DIRECTIVE
Set down, please, exactly the lines below that run from the line with "What React, TypeScript" to the line with "const desiredCorners = [43.05, 57.2, 71.6];", both lines included.
— Begin —
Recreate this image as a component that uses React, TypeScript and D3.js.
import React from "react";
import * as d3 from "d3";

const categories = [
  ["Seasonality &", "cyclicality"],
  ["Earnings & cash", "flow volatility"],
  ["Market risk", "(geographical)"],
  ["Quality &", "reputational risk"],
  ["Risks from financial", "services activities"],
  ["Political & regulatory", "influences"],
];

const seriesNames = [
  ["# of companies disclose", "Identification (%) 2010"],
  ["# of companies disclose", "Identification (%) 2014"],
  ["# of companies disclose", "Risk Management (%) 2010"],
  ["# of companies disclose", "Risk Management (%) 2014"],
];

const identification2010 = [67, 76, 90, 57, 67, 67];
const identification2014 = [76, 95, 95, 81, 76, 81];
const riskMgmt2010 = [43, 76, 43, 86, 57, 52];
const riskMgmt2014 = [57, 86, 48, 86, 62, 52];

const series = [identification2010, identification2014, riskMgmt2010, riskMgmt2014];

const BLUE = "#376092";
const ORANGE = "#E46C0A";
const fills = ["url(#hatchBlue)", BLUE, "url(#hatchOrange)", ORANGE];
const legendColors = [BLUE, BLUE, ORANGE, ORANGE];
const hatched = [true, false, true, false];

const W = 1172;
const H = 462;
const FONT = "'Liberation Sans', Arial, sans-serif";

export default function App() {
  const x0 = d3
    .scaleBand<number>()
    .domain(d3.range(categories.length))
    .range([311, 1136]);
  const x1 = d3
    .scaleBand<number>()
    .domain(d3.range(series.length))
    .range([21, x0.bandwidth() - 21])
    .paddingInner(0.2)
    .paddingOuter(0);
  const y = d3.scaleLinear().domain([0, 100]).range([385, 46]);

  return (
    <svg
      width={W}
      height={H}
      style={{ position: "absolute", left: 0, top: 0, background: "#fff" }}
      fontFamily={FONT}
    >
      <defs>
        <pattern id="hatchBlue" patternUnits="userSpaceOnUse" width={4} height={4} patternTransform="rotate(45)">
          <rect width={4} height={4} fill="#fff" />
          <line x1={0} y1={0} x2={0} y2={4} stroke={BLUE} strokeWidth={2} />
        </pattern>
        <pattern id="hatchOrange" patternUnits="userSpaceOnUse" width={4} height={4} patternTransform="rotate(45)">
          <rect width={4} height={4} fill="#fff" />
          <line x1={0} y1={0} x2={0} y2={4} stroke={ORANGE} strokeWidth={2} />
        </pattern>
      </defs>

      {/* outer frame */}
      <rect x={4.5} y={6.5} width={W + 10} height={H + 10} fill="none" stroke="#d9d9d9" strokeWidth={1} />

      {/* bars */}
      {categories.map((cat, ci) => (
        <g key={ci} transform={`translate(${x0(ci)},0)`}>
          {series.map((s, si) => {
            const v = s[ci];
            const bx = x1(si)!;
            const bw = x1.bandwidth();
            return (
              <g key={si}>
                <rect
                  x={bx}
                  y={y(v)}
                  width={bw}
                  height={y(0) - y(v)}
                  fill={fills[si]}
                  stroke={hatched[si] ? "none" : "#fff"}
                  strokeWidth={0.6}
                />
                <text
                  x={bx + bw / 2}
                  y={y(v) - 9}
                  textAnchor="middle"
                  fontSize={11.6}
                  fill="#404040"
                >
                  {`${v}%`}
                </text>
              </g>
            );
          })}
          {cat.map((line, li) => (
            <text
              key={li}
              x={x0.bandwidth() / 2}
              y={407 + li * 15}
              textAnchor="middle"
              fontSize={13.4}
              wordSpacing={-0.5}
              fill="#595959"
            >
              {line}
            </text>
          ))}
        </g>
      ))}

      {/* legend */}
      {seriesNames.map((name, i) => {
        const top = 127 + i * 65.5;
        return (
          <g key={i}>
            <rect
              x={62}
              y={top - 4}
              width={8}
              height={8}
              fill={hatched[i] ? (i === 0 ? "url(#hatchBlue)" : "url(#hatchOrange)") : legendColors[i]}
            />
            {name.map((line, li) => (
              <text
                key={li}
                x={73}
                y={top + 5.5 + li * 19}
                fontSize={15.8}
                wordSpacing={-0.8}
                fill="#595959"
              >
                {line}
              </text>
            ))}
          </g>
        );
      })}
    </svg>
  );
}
— End —
— Begin —
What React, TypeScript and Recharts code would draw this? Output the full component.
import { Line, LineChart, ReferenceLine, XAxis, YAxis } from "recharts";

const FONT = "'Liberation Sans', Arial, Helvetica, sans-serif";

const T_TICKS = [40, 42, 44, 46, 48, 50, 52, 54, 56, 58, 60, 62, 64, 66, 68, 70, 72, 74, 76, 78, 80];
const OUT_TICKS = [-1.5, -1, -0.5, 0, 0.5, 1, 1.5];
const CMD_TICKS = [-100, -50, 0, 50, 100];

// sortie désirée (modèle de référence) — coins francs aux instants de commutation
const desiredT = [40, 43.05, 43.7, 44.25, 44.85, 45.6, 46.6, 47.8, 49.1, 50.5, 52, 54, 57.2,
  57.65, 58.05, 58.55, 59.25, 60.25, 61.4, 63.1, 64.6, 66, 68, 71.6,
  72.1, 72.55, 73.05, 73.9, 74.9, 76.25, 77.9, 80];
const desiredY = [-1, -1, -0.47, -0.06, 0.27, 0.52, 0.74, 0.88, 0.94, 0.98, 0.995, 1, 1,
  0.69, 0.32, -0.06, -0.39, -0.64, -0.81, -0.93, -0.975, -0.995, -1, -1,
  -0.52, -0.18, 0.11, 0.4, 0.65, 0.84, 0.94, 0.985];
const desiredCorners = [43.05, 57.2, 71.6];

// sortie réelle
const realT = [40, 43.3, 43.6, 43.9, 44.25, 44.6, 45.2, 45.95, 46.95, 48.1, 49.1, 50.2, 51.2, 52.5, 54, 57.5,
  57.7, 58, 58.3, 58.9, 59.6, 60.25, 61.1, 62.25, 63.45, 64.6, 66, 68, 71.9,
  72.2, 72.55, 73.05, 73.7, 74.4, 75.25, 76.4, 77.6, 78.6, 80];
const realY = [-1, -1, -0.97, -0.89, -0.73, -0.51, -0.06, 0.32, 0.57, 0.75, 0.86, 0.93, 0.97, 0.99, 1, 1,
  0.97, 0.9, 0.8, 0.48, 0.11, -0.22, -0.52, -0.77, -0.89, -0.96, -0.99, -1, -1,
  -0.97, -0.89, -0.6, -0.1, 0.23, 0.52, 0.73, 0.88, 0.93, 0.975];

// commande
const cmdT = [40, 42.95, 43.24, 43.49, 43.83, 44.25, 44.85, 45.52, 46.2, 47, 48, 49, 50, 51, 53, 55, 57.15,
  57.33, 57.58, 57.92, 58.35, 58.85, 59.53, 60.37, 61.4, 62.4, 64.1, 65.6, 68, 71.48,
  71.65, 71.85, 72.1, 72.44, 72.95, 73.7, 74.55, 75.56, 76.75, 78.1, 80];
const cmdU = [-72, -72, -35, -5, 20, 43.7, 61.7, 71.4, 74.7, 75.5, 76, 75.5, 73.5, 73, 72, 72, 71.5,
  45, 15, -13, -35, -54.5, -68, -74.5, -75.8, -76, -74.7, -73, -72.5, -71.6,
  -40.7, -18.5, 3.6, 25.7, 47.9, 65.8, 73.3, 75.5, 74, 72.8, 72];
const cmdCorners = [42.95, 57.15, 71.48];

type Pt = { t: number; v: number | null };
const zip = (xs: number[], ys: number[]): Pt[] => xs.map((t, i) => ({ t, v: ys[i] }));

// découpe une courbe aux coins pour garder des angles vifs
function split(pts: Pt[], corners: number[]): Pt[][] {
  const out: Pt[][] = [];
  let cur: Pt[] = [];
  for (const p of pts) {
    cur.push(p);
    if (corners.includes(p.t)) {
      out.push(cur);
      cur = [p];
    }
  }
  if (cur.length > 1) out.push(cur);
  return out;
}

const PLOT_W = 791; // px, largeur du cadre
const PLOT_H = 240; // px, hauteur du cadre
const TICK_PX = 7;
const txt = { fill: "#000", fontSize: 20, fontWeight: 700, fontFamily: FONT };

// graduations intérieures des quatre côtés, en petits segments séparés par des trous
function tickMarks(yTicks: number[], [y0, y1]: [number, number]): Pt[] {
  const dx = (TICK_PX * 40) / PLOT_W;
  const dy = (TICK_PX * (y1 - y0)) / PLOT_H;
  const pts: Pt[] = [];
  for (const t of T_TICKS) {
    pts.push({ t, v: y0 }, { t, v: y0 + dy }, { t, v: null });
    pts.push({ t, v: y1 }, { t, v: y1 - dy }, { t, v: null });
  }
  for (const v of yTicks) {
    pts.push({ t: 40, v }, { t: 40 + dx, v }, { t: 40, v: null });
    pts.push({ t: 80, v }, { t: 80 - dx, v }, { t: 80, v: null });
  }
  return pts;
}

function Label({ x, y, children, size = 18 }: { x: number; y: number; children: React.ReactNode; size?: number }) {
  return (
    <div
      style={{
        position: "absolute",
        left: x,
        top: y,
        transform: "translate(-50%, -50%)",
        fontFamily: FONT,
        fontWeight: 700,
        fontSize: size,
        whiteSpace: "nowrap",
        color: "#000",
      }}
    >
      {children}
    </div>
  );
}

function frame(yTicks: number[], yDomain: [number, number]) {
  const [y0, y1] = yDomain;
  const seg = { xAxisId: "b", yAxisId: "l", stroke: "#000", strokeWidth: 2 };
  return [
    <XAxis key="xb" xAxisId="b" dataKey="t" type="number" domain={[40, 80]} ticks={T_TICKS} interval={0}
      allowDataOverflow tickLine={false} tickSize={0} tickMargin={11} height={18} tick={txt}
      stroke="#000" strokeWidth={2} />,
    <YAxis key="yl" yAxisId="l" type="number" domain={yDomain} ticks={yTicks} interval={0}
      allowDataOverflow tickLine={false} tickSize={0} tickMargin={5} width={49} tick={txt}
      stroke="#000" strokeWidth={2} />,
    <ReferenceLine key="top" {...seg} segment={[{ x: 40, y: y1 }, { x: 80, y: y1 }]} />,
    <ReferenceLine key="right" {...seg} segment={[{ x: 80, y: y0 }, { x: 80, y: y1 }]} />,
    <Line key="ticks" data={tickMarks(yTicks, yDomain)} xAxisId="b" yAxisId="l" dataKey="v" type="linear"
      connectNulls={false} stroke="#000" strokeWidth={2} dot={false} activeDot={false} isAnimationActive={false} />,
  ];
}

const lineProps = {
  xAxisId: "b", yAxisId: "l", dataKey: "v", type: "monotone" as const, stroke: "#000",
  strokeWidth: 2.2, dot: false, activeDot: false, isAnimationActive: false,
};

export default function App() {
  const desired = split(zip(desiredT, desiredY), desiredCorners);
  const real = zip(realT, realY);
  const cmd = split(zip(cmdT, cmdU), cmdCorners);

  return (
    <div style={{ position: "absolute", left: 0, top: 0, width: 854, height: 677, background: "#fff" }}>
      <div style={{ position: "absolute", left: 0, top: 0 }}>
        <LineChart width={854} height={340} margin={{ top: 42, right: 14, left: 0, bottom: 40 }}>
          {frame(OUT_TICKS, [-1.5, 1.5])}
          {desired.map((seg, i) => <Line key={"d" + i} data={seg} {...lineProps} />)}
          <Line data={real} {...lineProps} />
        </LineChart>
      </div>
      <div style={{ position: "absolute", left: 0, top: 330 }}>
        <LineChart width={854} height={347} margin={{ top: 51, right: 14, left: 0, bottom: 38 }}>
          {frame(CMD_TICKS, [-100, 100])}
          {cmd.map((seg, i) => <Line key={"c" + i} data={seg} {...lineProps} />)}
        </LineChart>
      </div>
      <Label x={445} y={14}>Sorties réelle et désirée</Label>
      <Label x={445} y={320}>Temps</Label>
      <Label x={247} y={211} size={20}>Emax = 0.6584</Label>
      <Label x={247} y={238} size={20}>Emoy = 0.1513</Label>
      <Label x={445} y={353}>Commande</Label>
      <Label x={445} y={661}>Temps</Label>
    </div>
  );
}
— End —
RESPONSE BELOW
What React, TypeScript and Recharts code would draw this? Output the full component.
import { Line, LineChart, ReferenceLine, XAxis, YAxis } from "recharts";

const FONT = "'Liberation Sans', Arial, Helvetica, sans-serif";

const T_TICKS = [40, 42, 44, 46, 48, 50, 52, 54, 56, 58, 60, 62, 64, 66, 68, 70, 72, 74, 76, 78, 80];
const OUT_TICKS = [-1.5, -1, -0.5, 0, 0.5, 1, 1.5];
const CMD_TICKS = [-100, -50, 0, 50, 100];

// sortie désirée (modèle de référence) — coins francs aux instants de commutation
const desiredT = [40, 43.05, 43.7, 44.25, 44.85, 45.6, 46.6, 47.8, 49.1, 50.5, 52, 54, 57.2,
  57.65, 58.05, 58.55, 59.25, 60.25, 61.4, 63.1, 64.6, 66, 68, 71.6,
  72.1, 72.55, 73.05, 73.9, 74.9, 76.25, 77.9, 80];
const desiredY = [-1, -1, -0.47, -0.06, 0.27, 0.52, 0.74, 0.88, 0.94, 0.98, 0.995, 1, 1,
  0.69, 0.32, -0.06, -0.39, -0.64, -0.81, -0.93, -0.975, -0.995, -1, -1,
  -0.52, -0.18, 0.11, 0.4, 0.65, 0.84, 0.94, 0.985];
const desiredCorners = [43.05, 57.2, 71.6];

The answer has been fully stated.